Mobile games may hurt the retail sector

Mobile games create problems for game retailersMobile games have found success, perhaps at the expense of retailers

There can be no denying the utter success that mobile games have seen in recent years. The game industry has begun to shift to be more accommodating of mobile consumers, while many developers have made a name for themselves through an exclusive focus on mobile games. Even developers that have traditionally clung to console games have begun entering into the mobile space. While mobile games have solidified the success for many in the game industry, it may take a disastrous toll on the retail sector.

Analysis suggests that game retailers may face uncertain future

Games are not the only things that are changing in the game industry; the way people get their games is evolving as well. In the past, consumers would have to visit physical stores to pick up games that they had been looking forward to. With the advent of mobile technology, and an increasing focus on Internet business, these stores are beginning to see less traffic. With mobile games pushing to dominate the game industry, these stores may actually see closure, according to 24/7 Wall St., a market analysis and news group.

Gamestop experiences turbulence in game market

Gamestop, a U.S.-based game retailer, may fall victim to the success of mobile games and the changing game industry landscape. For several years, Gamestop has sold games to avid consumers and boasts of more than 4,400 stores throughout the U.S. The company has done very well in solidifying its position in the game industry through its various partnerships with game developers. Despite these partnerships, however, the retailer has been seeing less in-store traffic, though its Internet traffic has increased significantly over the past several years.

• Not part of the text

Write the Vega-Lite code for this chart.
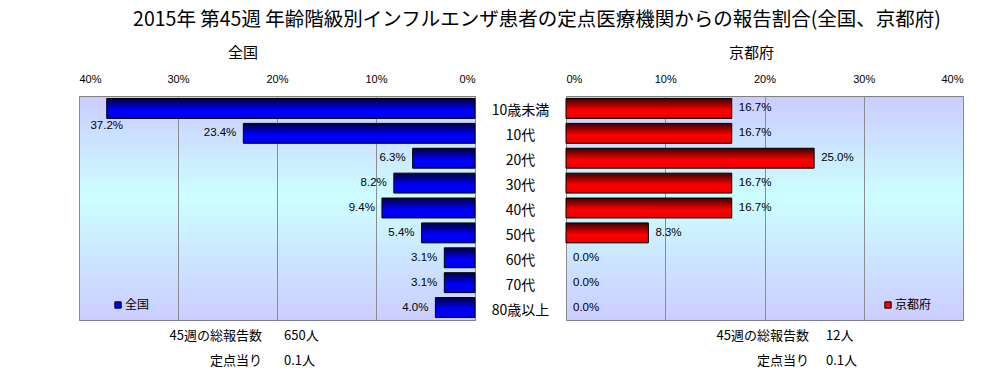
{
  "$schema": "https://vega.github.io/schema/vega-lite/v6.json",
  "padding": {"left": 78, "top": 10, "right": 5, "bottom": 0},
  "background": "white",
  "title": {
    "text": "2015年 第45週 年齢階級別インフルエンザ患者の定点医療機関からの報告割合(全国、京都府)",
    "fontSize": 19.5, "font": "Noto Sans CJK JP", "fontWeight": "normal",
    "anchor": "middle", "offset": 15, "dx": 16, "color": "#000"
  },
  "datasets": {
    "ages": [
      {"age": "10歳未満", "national": 0.372, "kyoto": 0.167},
      {"age": "10代", "national": 0.234, "kyoto": 0.167},
      {"age": "20代", "national": 0.063, "kyoto": 0.250},
      {"age": "30代", "national": 0.082, "kyoto": 0.167},
      {"age": "40代", "national": 0.094, "kyoto": 0.167},
      {"age": "50代", "national": 0.054, "kyoto": 0.083},
      {"age": "60代", "national": 0.031, "kyoto": 0.0},
      {"age": "70代", "national": 0.031, "kyoto": 0.0},
      {"age": "80歳以上", "national": 0.040, "kyoto": 0.0}
    ],
    "foot": [
      {"panel": "全国", "label": "45週の総報告数", "value": "650人"},
      {"panel": "全国", "label": "定点当り", "value": "0.1人"},
      {"panel": "京都府", "label": "45週の総報告数", "value": "12人"},
      {"panel": "京都府", "label": "定点当り", "value": "0.1人"}
    ]
  },
  "config": {
    "font": "Noto Sans CJK JP",
    "view": {"stroke": null},
    "title": {"fontWeight": "normal", "fontSize": 15, "font": "Noto Sans CJK JP", "color": "#000"},
    "axis": {"labelFont": "Liberation Sans", "labelFontSize": 11, "labelColor": "#000", "gridColor": "#8c8c8c", "gridWidth": 1, "gridOpacity": 1},
    "legend": {"labelFont": "Noto Sans CJK JP", "labelFontSize": 12, "labelColor": "#000"}
  },
  "spacing": 0,
  "vconcat": [
    {
      "spacing": 0,
      "bounds": "flush",
      "resolve": {"scale": {"color": "independent"}, "legend": {"color": "independent"}},
      "hconcat": [
        {
          "width": 396, "height": 224,
          "title": {"text": "全国", "dx": -34, "offset": 12},
          "data": {"name": "ages"},
          "view": {"stroke": "#808080", "fill": {"gradient": "linear", "x1": 0, "y1": 0, "x2": 0, "y2": 1, "stops": [{"offset": 0, "color": "#ccccff"}, {"offset": 0.45, "color": "#ccffff"}, {"offset": 1, "color": "#ccccff"}]}},
          "encoding": {
            "y": {"field": "age", "type": "nominal", "sort": null, "axis": null, "scale": {"paddingInner": 0.2, "paddingOuter": 0.1}}
          },
          "layer": [
            {
              "mark": {"type": "bar", "stroke": "#000", "strokeWidth": 1, "fill": {"gradient": "linear", "x1": 0, "y1": 0, "x2": 0, "y2": 1, "stops": [{"offset": 0, "color": "#000040"}, {"offset": 0.6, "color": "#0000ff"}, {"offset": 1, "color": "#0000e6"}]}},
              "encoding": {
                "x": {"field": "national", "type": "quantitative", "scale": {"domain": [0, 0.4], "reverse": true},
                  "axis": {"orient": "top", "format": ".0%", "values": [0, 0.1, 0.2, 0.3, 0.4], "grid": true, "ticks": false, "tickSize": 0, "domain": false, "labelPadding": 12, "title": null}}
              }
            },
            {
              "transform": [{"filter": "datum.national <= 0.3"}],
              "mark": {"type": "text", "align": "right", "dx": -7, "fontSize": 11.5, "font": "Liberation Sans", "color": "#000"},
              "encoding": {"x": {"field": "national", "type": "quantitative"}, "text": {"field": "national", "format": ".1%"}}
            },
            {
              "transform": [{"filter": "datum.national > 0.3"}],
              "mark": {"type": "text", "align": "center", "dy": 18, "fontSize": 11.5, "font": "Liberation Sans", "color": "#000"},
              "encoding": {"x": {"field": "national", "type": "quantitative"}, "text": {"field": "national", "format": ".1%"}}
            },
            {
              "mark": {"type": "square", "opacity": 0},
              "encoding": {
                "x": {"field": "national", "type": "quantitative"},
                "color": {"datum": "全国", "scale": {"range": ["#0000ff"]},
                  "legend": {"orient": "none", "legendX": 33, "legendY": 203, "title": null, "symbolType": "square", "symbolSize": 40, "symbolOpacity": 1, "symbolStrokeColor": "#000", "symbolStrokeWidth": 1, "padding": 0, "labelOffset": 1}}
              }
            }
          ]
        },
        {
          "width": 91, "height": 224,
          "data": {"name": "ages"},
          "mark": {"type": "text", "fontSize": 14, "dy": 3, "color": "#000"},
          "encoding": {
            "y": {"field": "age", "type": "nominal", "sort": null, "axis": null, "scale": {"paddingInner": 0.2, "paddingOuter": 0.1}},
            "text": {"field": "age"}
          }
        },
        {
          "width": 397, "height": 224,
          "title": {"text": "京都府", "dx": -13, "offset": 12},
          "data": {"name": "ages"},
          "view": {"stroke": "#808080", "fill": {"gradient": "linear", "x1": 0, "y1": 0, "x2": 0, "y2": 1, "stops": [{"offset": 0, "color": "#ccccff"}, {"offset": 0.45, "color": "#ccffff"}, {"offset": 1, "color": "#ccccff"}]}},
          "encoding": {
            "y": {"field": "age", "type": "nominal", "sort": null, "axis": null, "scale": {"paddingInner": 0.2, "paddingOuter": 0.1}}
          },
          "layer": [
            {
              "transform": [{"filter": "datum.kyoto > 0"}],
              "mark": {"type": "bar", "stroke": "#000", "strokeWidth": 1, "fill": {"gradient": "linear", "x1": 0, "y1": 0, "x2": 0, "y2": 1, "stops": [{"offset": 0, "color": "#400000"}, {"offset": 0.6, "color": "#ff0000"}, {"offset": 1, "color": "#e60000"}]}},
              "encoding": {
                "x": {"field": "kyoto", "type": "quantitative", "scale": {"domain": [0, 0.4]},
                  "axis": {"orient": "top", "format": ".0%", "values": [0, 0.1, 0.2, 0.3, 0.4], "grid": true, "ticks": false, "tickSize": 0, "domain": false, "labelPadding": 12, "title": null}}
              }
            },
            {
              "mark": {"type": "text", "align": "left", "dx": 7, "fontSize": 11.5, "font": "Liberation Sans", "color": "#000"},
              "encoding": {"x": {"field": "kyoto", "type": "quantitative"}, "text": {"field": "kyoto", "format": ".1%"}}
            },
            {
              "mark": {"type": "square", "opacity": 0},
              "encoding": {
                "x": {"field": "kyoto", "type": "quantitative"},
                "color": {"datum": "京都府", "scale": {"range": ["#ff0000"]},
                  "legend": {"orient": "none", "legendX": 316, "legendY": 203, "title": null, "symbolType": "square", "symbolSize": 40, "symbolOpacity": 1, "symbolStrokeColor": "#000", "symbolStrokeWidth": 1, "padding": 0, "labelOffset": 1}}
              }
            }
          ]
        }
      ]
    },
    {
      "spacing": 91,
      "bounds": "flush",
      "hconcat": [
        {
          "width": 396, "height": 50,
          "data": {"name": "foot"},
          "transform": [{"filter": "datum.panel === '全国'"}],
          "encoding": {
            "y": {"field": "label", "type": "nominal", "sort": null, "axis": null, "scale": {"type": "point", "range": [15, 40], "padding": 0}}
          },
          "layer": [
            {
              "mark": {"type": "text", "align": "right", "fontSize": 13, "color": "#000"},
              "encoding": {"x": {"datum": "label", "type": "nominal", "axis": null, "scale": {"type": "point", "domain": ["label", "value"], "range": [183, 205], "padding": 0}}, "text": {"field": "label"}}
            },
            {
              "mark": {"type": "text", "align": "left", "fontSize": 13, "color": "#000"},
              "encoding": {"x": {"datum": "value", "type": "nominal", "axis": null}, "text": {"field": "value"}}
            }
          ]
        },
        {
          "width": 397, "height": 50,
          "data": {"name": "foot"},
          "transform": [{"filter": "datum.panel === '京都府'"}],
          "encoding": {
            "y": {"field": "label", "type": "nominal", "sort": null, "axis": null, "scale": {"type": "point", "range": [15, 40], "padding": 0}}
          },
          "layer": [
            {
              "mark": {"type": "text", "align": "right", "fontSize": 13, "color": "#000"},
              "encoding": {"x": {"datum": "label", "type": "nominal", "axis": null, "scale": {"type": "point", "domain": ["label", "value"], "range": [243, 260], "padding": 0}}, "text": {"field": "label"}}
            },
            {
              "mark": {"type": "text", "align": "left", "fontSize": 13, "color": "#000"},
              "encoding": {"x": {"datum": "value", "type": "nominal", "axis": null}, "text": {"field": "value"}}
            }
          ]
        }
      ]
    }
  ]
}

Retailer expected to close 500 stores in the future

In November of 2012, Gamestop announced that it would be closing 200 of its stores in 2013. Mobile games were cited as part of the reason behind the closing of these stores. The retailer is projected to close an additional 500 stores in  the coming years due to the impact of mobile games and other elements within the game industry. The company’s gross profit for the third quarter of 2012 show that its three core product segments have been hit hard. These segments are new hardware, new software, and used products.